RAW DATA ->

·····

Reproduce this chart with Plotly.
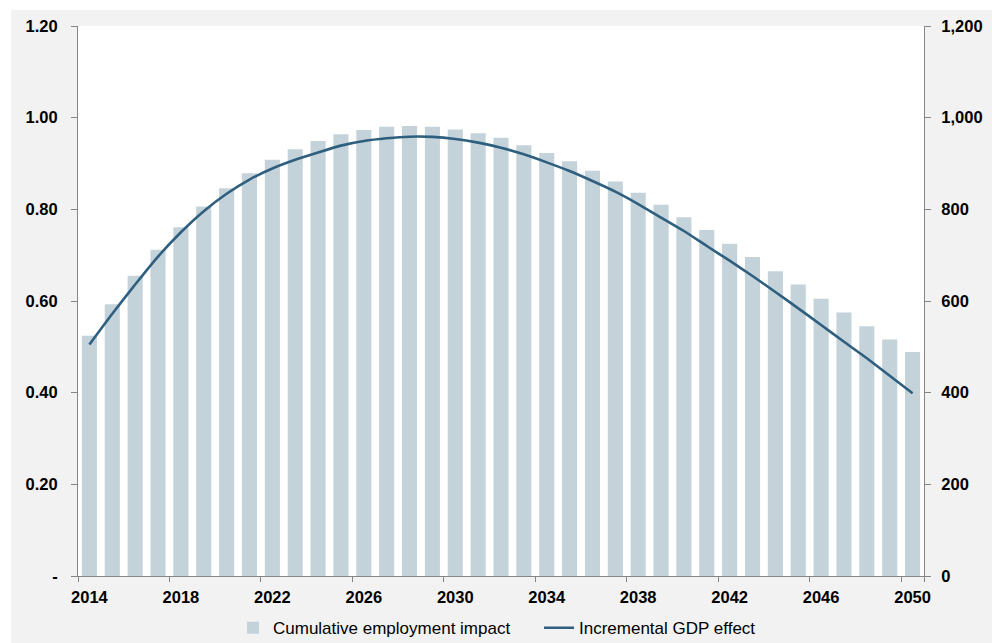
import plotly.graph_objects as go

# Years on the category axis
years = [str(y) for y in range(2014, 2051)]

# Cumulative employment impact (right axis)
employment = [524, 593, 655, 712, 761, 806, 846, 879, 908, 931,
              949, 964, 973, 980, 982, 980, 974, 966, 956, 940,
              923, 905, 884, 861, 836, 810, 783, 755, 725, 696,
              665, 636, 605, 575, 545, 516, 489]

# Incremental GDP effect (left axis)
gdp_effect = [0.505, 0.572, 0.636, 0.697, 0.750, 0.796, 0.834, 0.865, 0.889, 0.908,
              0.924, 0.939, 0.949, 0.955, 0.9585, 0.958, 0.9535, 0.9455, 0.9345, 0.920,
              0.9025, 0.8836, 0.8618, 0.8386, 0.8116, 0.782, 0.7527, 0.720, 0.688, 0.6545,
              0.6196, 0.584, 0.5476, 0.511, 0.475, 0.437, 0.3986]

x_tickvals = years[::4]
left_tickvals = [0, 0.2, 0.4, 0.6, 0.8, 1.0, 1.2]
left_ticktext = ["-", "0.20", "0.40", "0.60", "0.80", "1.00", "1.20"]
right_tickvals = [0, 200, 400, 600, 800, 1000, 1200]
right_ticktext = ["0", "200", "400", "600", "800", "1,000", "1,200"]

BAR_COLOR = "#c4d2da"
LINE_COLOR = "#2f5f7f"
AXIS_COLOR = "#868686"
BG_GREY = "#f2f2f2"
FONT = "Liberation Sans, Arial, sans-serif"

fig = go.Figure()

fig.add_trace(go.Bar(
    x=years, y=employment, name="Cumulative employment impact",
    marker=dict(color=BAR_COLOR, line=dict(width=0)),
    yaxis="y",
))

fig.add_trace(go.Scatter(
    x=years, y=gdp_effect, name="Incremental GDP effect",
    mode="lines", line=dict(color=LINE_COLOR, width=2.6, shape="spline", smoothing=0.6),
    yaxis="y2",
))

tick_font = dict(family=FONT, size=16.5, color="#000000", weight="bold")

fig.update_layout(
    width=992, height=643,
    margin=dict(l=78, r=68, t=26, b=67, autoexpand=False),
    paper_bgcolor=BG_GREY,
    plot_bgcolor="#ffffff",
    bargap=0.34,
    showlegend=True,
    legend=dict(
        orientation="h", x=(233 - 78) / 846, xanchor="left", y=-0.095, yanchor="middle",
        entrywidth=261, entrywidthmode="pixels",
        font=dict(family=FONT, size=17, color="#000000"),
        bgcolor="rgba(0,0,0,0)", traceorder="normal",
    ),
    xaxis=dict(
        type="category", range=[-0.5, 36.5],
        tickmode="array", tickvals=x_tickvals, ticktext=x_tickvals,
        tickson="boundaries", ticks="outside", ticklen=5, tickcolor=AXIS_COLOR,
        tickangle=0, automargin=False, ticklabelstandoff=6,
        showline=True, linecolor=AXIS_COLOR, linewidth=1,
        showgrid=False, tickfont=tick_font, zeroline=False,
    ),
    yaxis=dict(
        side="right", range=[0, 1200], automargin=False, ticklabelstandoff=7,
        tickmode="array", tickvals=right_tickvals, ticktext=right_ticktext,
        ticks="outside", ticklen=6, tickcolor=AXIS_COLOR,
        showline=True, linecolor=AXIS_COLOR, linewidth=1,
        showgrid=False, zeroline=False, tickfont=tick_font,
    ),
    yaxis2=dict(
        side="left", overlaying="y", range=[0, 1.2], automargin=False, ticklabelstandoff=10,
        tickmode="array", tickvals=left_tickvals, ticktext=left_ticktext,
        ticks="outside", ticklen=6, tickcolor=AXIS_COLOR,
        showline=True, linecolor=AXIS_COLOR, linewidth=1,
        showgrid=False, zeroline=False, tickfont=tick_font,
    ),
    shapes=[
        # white margin strips along the top and left edges of the page
        dict(type="rect", xref="paper", yref="paper", x0=-0.2, x1=1.2,
             y0=(576 - 10) / 550, y1=1.1, fillcolor="#ffffff", line=dict(width=0), layer="below"),
        dict(type="rect", xref="paper", yref="paper", x0=-0.2, x1=(11 - 78) / 846,
             y0=-0.2, y1=1.1, fillcolor="#ffffff", line=dict(width=0), layer="below"),
    ],
)

fig.write_html("out.html")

·····

WHAT YOU SHOULD DO ->
Restate only the lines running from the start of the material above through the line containing "665, 636, 605, 575, 545, 516, 489]", ends included. No pictures.

RIGHT ANSWER ->
Reproduce this chart with Plotly.
import plotly.graph_objects as go

# Years on the category axis
years = [str(y) for y in range(2014, 2051)]

# Cumulative employment impact (right axis)
employment = [524, 593, 655, 712, 761, 806, 846, 879, 908, 931,
              949, 964, 973, 980, 982, 980, 974, 966, 956, 940,
              923, 905, 884, 861, 836, 810, 783, 755, 725, 696,
              665, 636, 605, 575, 545, 516, 489]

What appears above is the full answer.